Later in the afternoon we walked down to the Zimbabwe and Zambian border, whilst we didn't get a stamp we did technically cross the border, the bungee jump site is right in the middle of the bridge which is where the countries meet.
Vervet Monkey and them blue balls |
During our last night in Southern Africa I ordered a Margarita but they didn't have any Tequila, (so half the drinks menu was out) so I went for a celebratory Moijto.
16th January 2014
It's all about planes today, we had packed our bags and got them weighed at the hotel, (Lisa's was 16.3Kg's, mine was 16.7Kg's) I'm blaming all the T-shirts!!! we then called our friendly taxi driver and headed for the Zimbabwean International Airport, its about the size of the average back shed but works really well. I even got a cappuccino, good times. Bad news Danny the American was there...
From there we boarded our fight into Zambia then onto Joburg, all relatively painless. We had to go through immigration where we were asked to queue in a particular line, whilst we were in that line we watched people that were behind us get served and depart immigration. That didn't make me happy and neither did the immigration officer that decided it was home time when it was our turn to get processed...Back to the lady who sent us up the garden path, at least she put us at the front of the queue this time. Picked up our bags and off to the South African Air check in counter, once we had checked in we sat in the lounge for a couple of hours.
Upon boarding we discovered we weren't sitting together, I thought this could be my lucky day, but alas Captain Cranky Pants complained and some dude swapped seats with me. Fortunately for me we swapped, because he got stuck next to some big dude who probably took up half his seat.
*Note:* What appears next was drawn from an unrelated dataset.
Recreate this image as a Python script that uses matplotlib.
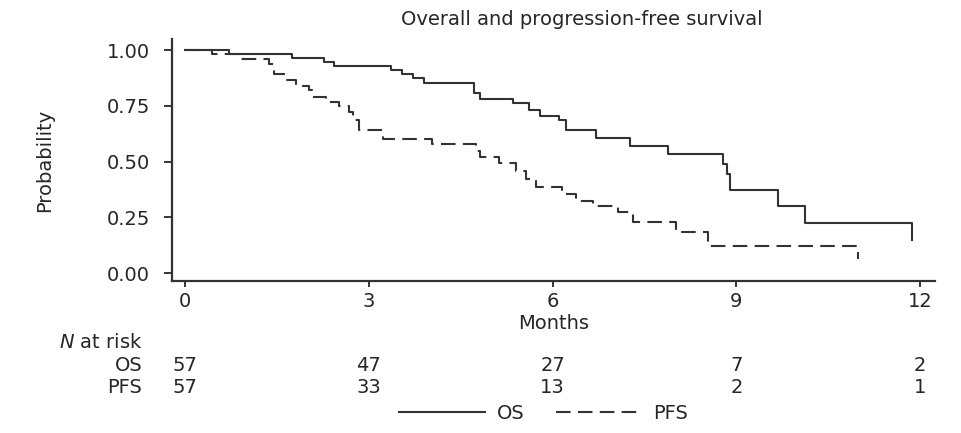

Australian customs is just as bad as everywhere else in case you're wondering, we queued for ages as there were only three immigration officers on duty and at least two full planes had landed and were waiting to get processed. Eventually we made it through and I was happy to be home, how I missed my old friend....
So my thoughts on the trip are this.
Research People Research!!!
1: If you're going to go to Africa in the wet season, don't complain when it rains...or because its hot.
2: If you're booking a camping tour, then decide you don't like camping don't then spend the next 20 days complaining you don't like camping.
3: If you want to drink yourself into oblivion every night, find an appropriate drinking tour. Or just stay at home.
4: If you want to see animals, go on Game drives, your not likely to see them at the bar.
5: The amount you will get out of the tour is exactly what you put in.
6: The shared experience is what makes the overlanding trip.
7: I'm really glad I did the trip, I enjoyed 99.9% of it, seeing the sights, seeing the animals, meeting some really wonderful people (you know who you are)
8: Learning some really cool things about Africa, its people, the various cultures and traditions of Southern Africa.
9: I would travel with Nomad again in a heart beat.
10: Great tour guides
A few of my highlights would be, (and there are so many to choose from)
Kruger: Game drive with D (our guide), the big five before lunch, doesn't get any better.
Etosha: Watching the lion, rhino and elephants coming to the water hole at night. (Johanna you legend)
Etosha: Game drives with the Rhino Spotter (Christoph)
Sossusvlei: seeing the desert, Boesman (the guy is awesome, worth the price of admission alone)
San People bush walk
Okavango Delta
Chobe National Park game drives
But most of all, the people I got to do the tours with. From the Tour Guides (Owen & Rimson, Zenzo & Shingi) and then all the wonderful people I did the tour with, (too numerous to list) but in the words of Jeff Fenech, "loves you all".
You helped make the trip what it was - really enjoyable and incredibly memorable. And for that I am and will be eternally grateful.